→ Objective: Drop every picture. Then return, exactly, the lines from the beginning of the listing below through the one containing "ctx.fillStyle = '#000';".

======== Information shown

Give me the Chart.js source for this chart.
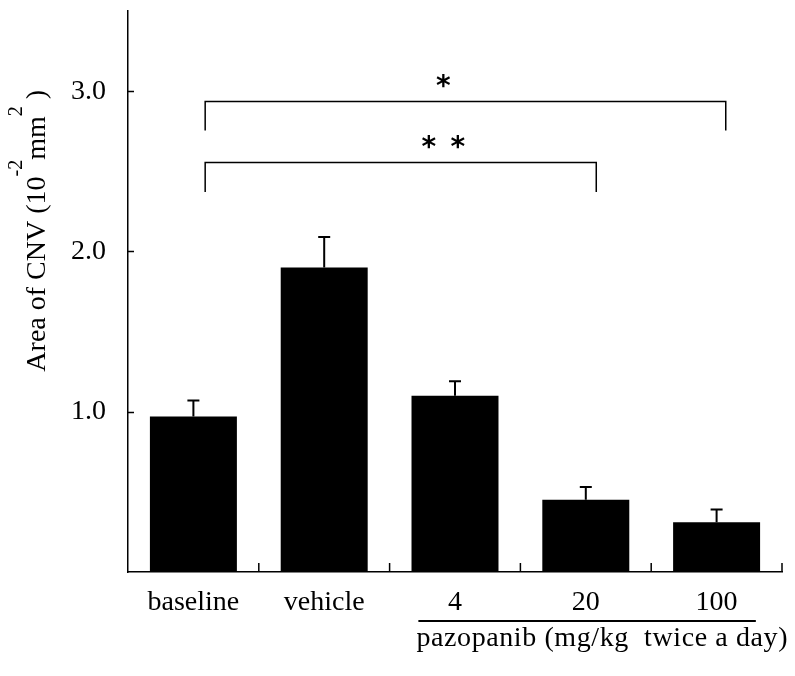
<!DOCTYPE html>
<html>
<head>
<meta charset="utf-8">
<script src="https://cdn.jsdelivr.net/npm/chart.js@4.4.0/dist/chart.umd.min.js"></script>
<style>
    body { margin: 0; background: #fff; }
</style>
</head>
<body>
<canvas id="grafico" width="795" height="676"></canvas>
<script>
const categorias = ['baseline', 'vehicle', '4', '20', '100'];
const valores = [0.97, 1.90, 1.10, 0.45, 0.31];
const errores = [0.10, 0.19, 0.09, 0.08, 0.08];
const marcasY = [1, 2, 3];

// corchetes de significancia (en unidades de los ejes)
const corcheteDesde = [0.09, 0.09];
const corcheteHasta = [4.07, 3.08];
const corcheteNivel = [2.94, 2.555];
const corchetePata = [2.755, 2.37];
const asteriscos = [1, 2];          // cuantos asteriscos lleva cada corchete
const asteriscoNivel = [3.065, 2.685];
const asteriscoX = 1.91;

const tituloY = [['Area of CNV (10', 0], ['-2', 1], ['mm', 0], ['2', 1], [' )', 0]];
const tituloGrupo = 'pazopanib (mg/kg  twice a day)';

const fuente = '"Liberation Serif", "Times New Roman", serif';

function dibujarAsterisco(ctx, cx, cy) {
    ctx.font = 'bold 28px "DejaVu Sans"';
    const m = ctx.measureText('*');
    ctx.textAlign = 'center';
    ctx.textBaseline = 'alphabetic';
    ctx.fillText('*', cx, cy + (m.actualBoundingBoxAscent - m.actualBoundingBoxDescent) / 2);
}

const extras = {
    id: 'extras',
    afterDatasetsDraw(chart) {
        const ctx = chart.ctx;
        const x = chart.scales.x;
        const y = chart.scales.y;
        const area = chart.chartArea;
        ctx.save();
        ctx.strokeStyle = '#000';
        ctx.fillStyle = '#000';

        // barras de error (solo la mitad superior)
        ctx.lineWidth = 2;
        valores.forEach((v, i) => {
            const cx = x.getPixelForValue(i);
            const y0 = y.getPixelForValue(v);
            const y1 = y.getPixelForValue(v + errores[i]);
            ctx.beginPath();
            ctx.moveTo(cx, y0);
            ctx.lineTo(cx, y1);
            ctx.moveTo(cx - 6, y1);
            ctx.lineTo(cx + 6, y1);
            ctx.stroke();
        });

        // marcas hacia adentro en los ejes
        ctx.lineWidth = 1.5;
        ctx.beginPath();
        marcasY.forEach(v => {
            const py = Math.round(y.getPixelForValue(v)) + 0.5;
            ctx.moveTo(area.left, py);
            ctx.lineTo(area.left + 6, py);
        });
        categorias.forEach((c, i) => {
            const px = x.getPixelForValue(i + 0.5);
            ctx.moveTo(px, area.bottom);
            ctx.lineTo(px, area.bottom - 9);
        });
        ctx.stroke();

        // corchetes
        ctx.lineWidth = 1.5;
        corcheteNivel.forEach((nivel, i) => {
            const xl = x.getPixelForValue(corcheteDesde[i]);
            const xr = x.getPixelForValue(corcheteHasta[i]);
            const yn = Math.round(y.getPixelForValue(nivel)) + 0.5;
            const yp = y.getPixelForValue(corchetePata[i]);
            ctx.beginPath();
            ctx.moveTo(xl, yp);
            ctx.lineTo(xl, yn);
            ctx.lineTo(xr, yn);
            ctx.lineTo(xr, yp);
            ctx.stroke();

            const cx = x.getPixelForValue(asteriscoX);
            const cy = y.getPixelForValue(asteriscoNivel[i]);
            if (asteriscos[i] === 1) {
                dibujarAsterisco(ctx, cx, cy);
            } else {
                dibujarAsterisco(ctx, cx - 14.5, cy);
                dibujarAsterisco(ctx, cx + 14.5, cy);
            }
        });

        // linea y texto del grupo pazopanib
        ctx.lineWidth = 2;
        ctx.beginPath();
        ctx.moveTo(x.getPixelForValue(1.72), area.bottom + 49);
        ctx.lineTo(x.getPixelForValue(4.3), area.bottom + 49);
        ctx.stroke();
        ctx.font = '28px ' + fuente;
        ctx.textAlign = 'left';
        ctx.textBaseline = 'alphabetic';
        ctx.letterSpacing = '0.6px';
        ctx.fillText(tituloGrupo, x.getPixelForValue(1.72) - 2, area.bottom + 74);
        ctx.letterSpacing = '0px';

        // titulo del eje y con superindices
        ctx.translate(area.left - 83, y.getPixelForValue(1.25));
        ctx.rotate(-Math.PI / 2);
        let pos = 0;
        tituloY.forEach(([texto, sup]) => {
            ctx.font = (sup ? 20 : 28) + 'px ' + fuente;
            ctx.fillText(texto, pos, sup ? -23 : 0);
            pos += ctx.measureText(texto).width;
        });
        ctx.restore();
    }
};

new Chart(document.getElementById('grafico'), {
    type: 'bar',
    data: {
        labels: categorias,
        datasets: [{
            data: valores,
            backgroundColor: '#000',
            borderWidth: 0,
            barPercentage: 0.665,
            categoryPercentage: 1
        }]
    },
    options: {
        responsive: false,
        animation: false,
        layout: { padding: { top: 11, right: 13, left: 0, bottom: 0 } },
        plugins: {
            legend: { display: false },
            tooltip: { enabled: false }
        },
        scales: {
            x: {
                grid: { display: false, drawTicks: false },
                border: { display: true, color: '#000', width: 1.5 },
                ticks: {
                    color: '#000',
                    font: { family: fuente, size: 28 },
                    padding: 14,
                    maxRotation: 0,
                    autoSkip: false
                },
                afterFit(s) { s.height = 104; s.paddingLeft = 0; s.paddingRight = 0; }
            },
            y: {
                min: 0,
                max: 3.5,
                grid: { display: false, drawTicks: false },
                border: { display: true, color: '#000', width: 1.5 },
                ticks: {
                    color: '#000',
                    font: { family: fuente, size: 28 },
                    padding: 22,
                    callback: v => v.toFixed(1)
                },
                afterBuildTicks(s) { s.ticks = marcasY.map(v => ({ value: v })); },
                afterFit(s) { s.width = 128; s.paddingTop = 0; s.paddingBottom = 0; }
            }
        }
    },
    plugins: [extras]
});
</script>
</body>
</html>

================

→ Finished answer:
Give me the Chart.js source for this chart.
<!DOCTYPE html>
<html>
<head>
<meta charset="utf-8">
<script src="https://cdn.jsdelivr.net/npm/chart.js@4.4.0/dist/chart.umd.min.js"></script>
<style>
    body { margin: 0; background: #fff; }
</style>
</head>
<body>
<canvas id="grafico" width="795" height="676"></canvas>
<script>
const categorias = ['baseline', 'vehicle', '4', '20', '100'];
const valores = [0.97, 1.90, 1.10, 0.45, 0.31];
const errores = [0.10, 0.19, 0.09, 0.08, 0.08];
const marcasY = [1, 2, 3];

// corchetes de significancia (en unidades de los ejes)
const corcheteDesde = [0.09, 0.09];
const corcheteHasta = [4.07, 3.08];
const corcheteNivel = [2.94, 2.555];
const corchetePata = [2.755, 2.37];
const asteriscos = [1, 2];          // cuantos asteriscos lleva cada corchete
const asteriscoNivel = [3.065, 2.685];
const asteriscoX = 1.91;

const tituloY = [['Area of CNV (10', 0], ['-2', 1], ['mm', 0], ['2', 1], [' )', 0]];
const tituloGrupo = 'pazopanib (mg/kg  twice a day)';

const fuente = '"Liberation Serif", "Times New Roman", serif';

function dibujarAsterisco(ctx, cx, cy) {
    ctx.font = 'bold 28px "DejaVu Sans"';
    const m = ctx.measureText('*');
    ctx.textAlign = 'center';
    ctx.textBaseline = 'alphabetic';
    ctx.fillText('*', cx, cy + (m.actualBoundingBoxAscent - m.actualBoundingBoxDescent) / 2);
}

const extras = {
    id: 'extras',
    afterDatasetsDraw(chart) {
        const ctx = chart.ctx;
        const x = chart.scales.x;
        const y = chart.scales.y;
        const area = chart.chartArea;
        ctx.save();
        ctx.strokeStyle = '#000';
        ctx.fillStyle = '#000';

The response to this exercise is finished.